The first case I took on as a practising barrister was a pro bono immigration bail hearing for a client. I instructed through Bail for Immigration Detainees (BiD). After six months of watching the incredible advocacy of my pupillage supervisors and other barristers in my chambers I was itching to take on hearings. So, when the request from BiD came, for a hearing scheduled for the first day of my second six pupillage, I jumped at the opportunity. 

Why did you decide to undertake pro bono work?  

The reason I wanted to become a barrister was to help people in a practical and direct way. By taking on pro bono work, I assist clients by providing them with representation where otherwise it would not be available. I also think pro bono work can offer excellent professional opportunities. 

What was the most memorable case you worked on, and what did you do?  

The most memorable pro bono case I have done was an immigration appeal for a Congolese doctor I took on this summer.
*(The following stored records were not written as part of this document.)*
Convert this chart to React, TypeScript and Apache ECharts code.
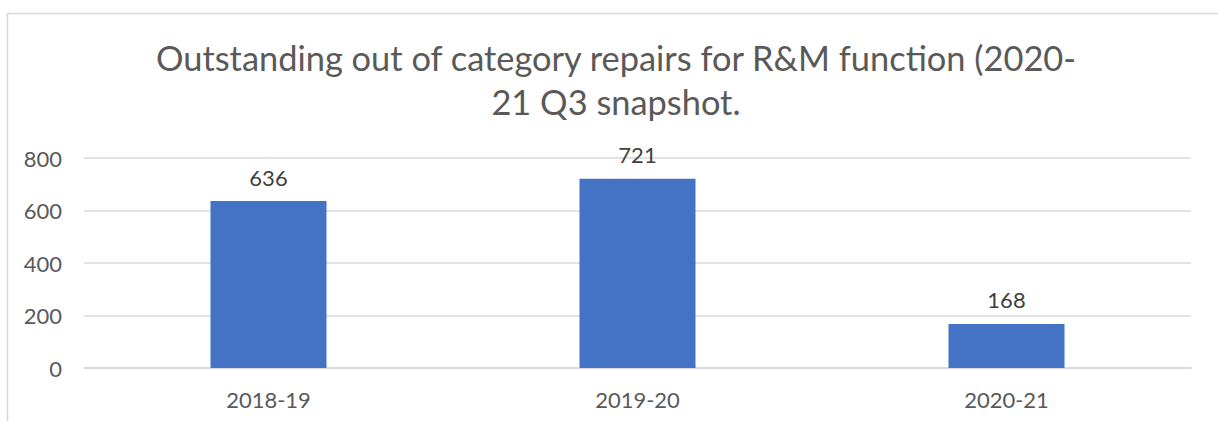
import React, { useEffect, useRef } from "react";
import * as echarts from "echarts";

const categories = ["2018-19", "2019-20", "2020-21"];
const values = [636, 721, 168];
const yTicks = [0, 200, 400, 600, 800];
const titleText = "Outstanding out of category repairs for R&M function (2020-\n21 Q3 snapshot.";

export default function App() {
  const ref = useRef<HTMLDivElement>(null);
  useEffect(() => {
    if (!ref.current) return;
    const chart = echarts.init(ref.current, null, { renderer: "svg" });
    const font = "Lato";
    chart.setOption({
      animation: false,
      title: {
        text: titleText,
        left: 611,
        top: 30,
        textAlign: "center",
        textStyle: { fontFamily: font, fontSize: 34.4, fontWeight: "normal", color: "#595959", lineHeight: 44 },
      },
      graphic: [
        {
          type: "rect",
          shape: { x: 7.5, y: 13.5, width: 1300, height: 500 },
          style: { fill: "none", stroke: "#d9d9d9", lineWidth: 1.5 },
          silent: true,
        },
      ],
      grid: { left: 84, right: 27, top: 158, bottom: 53 },
      xAxis: {
        type: "category",
        data: categories,
        axisLine: { show: true, lineStyle: { color: "#d9d9d9", width: 1.5 } },
        axisTick: { show: false },
        axisLabel: { fontFamily: font, fontSize: 22, color: "#595959", margin: 20 },
      },
      yAxis: {
        type: "value",
        min: yTicks[0],
        max: yTicks[yTicks.length - 1],
        interval: 200,
        axisLine: { show: false },
        axisTick: { show: false },
        splitLine: { lineStyle: { color: "#d9d9d9", width: 1.5 } },
        axisLabel: { fontFamily: font, fontSize: 22, color: "#595959", margin: 22 },
      },
      series: [
        {
          type: "bar",
          data: values,
          barWidth: 116,
          itemStyle: { color: "#4472c4" },
          label: {
            show: true,
            position: "top",
            distance: 13,
            fontFamily: font,
            fontSize: 22,
            color: "#404040",
          },
        },
      ],
    });
    return () => chart.dispose();
  }, []);
  return (
    <div
      ref={ref}
      style={{ position: "fixed", left: 0, top: 0, width: 1218, height: 421, background: "#fff" }}
    />
  );
}
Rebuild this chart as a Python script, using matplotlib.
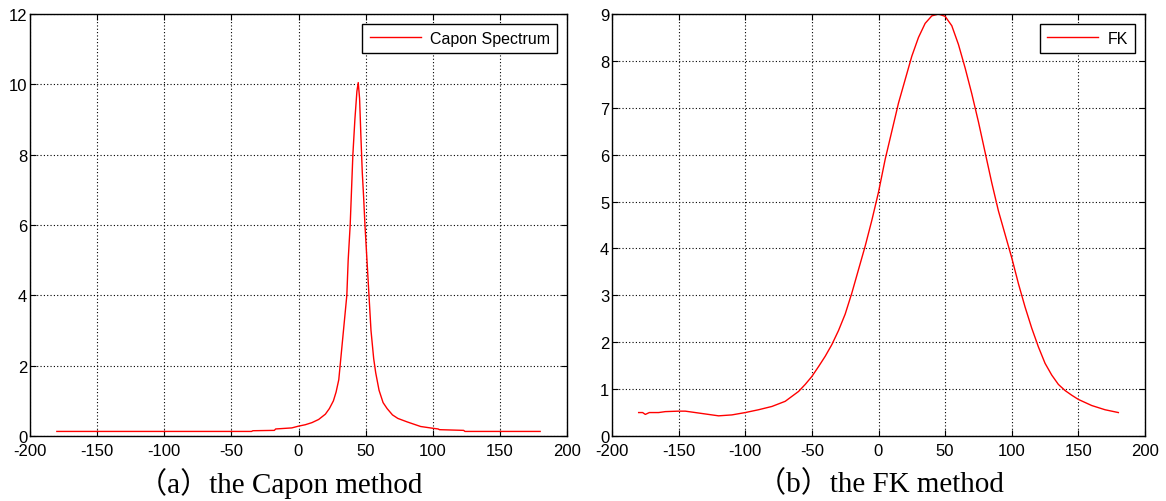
import numpy as np
import matplotlib
matplotlib.use("Agg")
import matplotlib.pyplot as plt

# Capon spectrum
capon_deg = [-180, -35, -34, -18, -17, -5, 0, 5, 10, 15, 20, 23, 26, 28, 30,
             31, 33, 34.5, 36, 37, 38.5, 39.5, 40.5, 42, 43.5, 44.5, 45.5,
             46.5, 47.5, 48.5, 49.5, 51, 52.5, 54, 56, 57.5, 60, 63, 66, 70,
             74, 81, 91, 100, 104, 105, 123, 124, 180]
capon_val = [0.13, 0.13, 0.15, 0.16, 0.2, 0.23, 0.28, 0.32, 0.38, 0.47, 0.62,
             0.78, 1.0, 1.25, 1.6, 2.0, 2.8, 3.4, 4.0, 5.0, 6.0, 7.0, 8.0, 9.0,
             9.8, 10.05, 9.6, 8.5, 7.5, 6.8, 6.0, 5.0, 4.0, 3.0, 2.2, 1.8, 1.3,
             0.95, 0.78, 0.6, 0.5, 0.4, 0.27, 0.22, 0.2, 0.18, 0.16, 0.13, 0.13]

# FK spectrum
fk_deg = [-180, -177, -175, -172, -165, -160, -150, -145, -140, -130, -120,
          -110, -100, -90, -80, -70, -60, -55, -50, -45, -40, -35, -30, -25,
          -20, -15, -10, -5, 0, 5, 10, 15, 20, 25, 30, 35, 40, 45, 50, 55,
          60, 65, 70, 75, 80, 85, 90, 95, 100, 105, 110, 115, 120, 125, 130,
          135, 140, 145, 150, 160, 170, 180]
fk_val = [0.50, 0.50, 0.46, 0.50, 0.50, 0.52, 0.53, 0.53, 0.51, 0.47, 0.43,
          0.45, 0.50, 0.56, 0.63, 0.74, 0.95, 1.1, 1.27, 1.48, 1.70, 1.95,
          2.25, 2.6, 3.05, 3.55, 4.05, 4.6, 5.2, 5.9, 6.5, 7.1, 7.6, 8.1, 8.5,
          8.8, 8.96, 9.0, 8.95, 8.75, 8.35, 7.85, 7.3, 6.7, 6.05, 5.4, 4.8,
          4.3, 3.8, 3.25, 2.75, 2.3, 1.9, 1.55, 1.3, 1.1, 0.97, 0.87, 0.78,
          0.65, 0.56, 0.50]

xticks = [-200, -150, -100, -50, 0, 50, 100, 150, 200]

plt.rcParams['axes.unicode_minus'] = False
plt.rcParams['font.family'] = ['Liberation Sans', 'DejaVu Sans']

fig = plt.figure(figsize=(11.66, 5.02), dpi=100)
W, H = 1166, 502


def make_axes(x0, x1, y0, y1):
    return fig.add_axes([x0 / W, 1 - y1 / H, (x1 - x0) / W, (y1 - y0) / H])


def style(ax, ymax):
    ax.set_xlim(-200, 200)
    ax.set_ylim(0, ymax)
    ax.set_xticks(xticks)
    ax.set_yticks(range(0, ymax + 1, 2 if ymax == 12 else 1))
    ax.grid(True, color='black', linestyle=(0, (1, 2)), linewidth=0.8)
    ax.tick_params(direction='in', top=True, right=True, length=4,
                   labelsize=12, color='black')
    ax.tick_params(axis='x', pad=5)
    ax.tick_params(axis='y', pad=2)
    for s in ax.spines.values():
        s.set_linewidth(1.0)
        s.set_color('black')


ax1 = make_axes(30, 567, 15, 437)
ax1.plot(capon_deg, capon_val, color='red', linewidth=1.0, label='Capon Spectrum')
style(ax1, 12)

ax2 = make_axes(612, 1145, 15, 437)
ax2.plot(fk_deg, fk_val, color='red', linewidth=1.0, label='FK')
style(ax2, 9)

for ax in (ax1, ax2):
    leg = ax.legend(loc='upper right', fontsize=11.5, handlelength=3.2,
                    fancybox=False, framealpha=1, edgecolor='black',
                    borderaxespad=0.6, borderpad=0.45, handletextpad=0.6)
    leg.get_frame().set_linewidth(1.0)

cap_font = ['Liberation Serif', 'Noto Sans CJK SC']
fig.text(280 / W, 1 - 484 / H, '（a）the Capon method', ha='center', va='center',
         fontsize=21, family=cap_font)
fig.text(880 / W, 1 - 484 / H, '（b）the FK method', ha='center', va='center',
         fontsize=21, family=cap_font)

fig.savefig('out.png', dpi=100)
She had worked as a nurse in hospitals throughout the pandemic but was facing removal because she had been unable to pay a debt to the NHS. She had incurred the debt for having received lifesaving treatment in a short period when, for reasons beyond her control, she had not paid the necessary NHS surcharge. It was rewarding to help someone who had done such important work, while putting her own life at risk, yet who was being treated so unjustly. 

What effect did pro bono work have on your career?  

Pro bono work has helped me gain insightful and important experiences in my practice areas. In turn, it has helped me to build my practice, as these (pro bono) experiences enable me to confidently take on similar work from solicitors with whom I have then developed lasting professional relationships. 

What advice would you give to any barrister unsure about whether to start doing pro bono work? 

I cannot encourage barristers strongly enough to take on pro bono work. Even if you cannot afford to invest much time, even an hour or there – for example to review or amend particulars of claim – can have a huge positive impact on an unrepresented person. I also think that the privilege of belonging to such a purposefully exclusive profession should be used to benefit those unable to pay for our services. Of course, in an ideal society no one should be left without representation but sadly there are gaps and it does fall to our good will sometimes to plug those gaps where we can.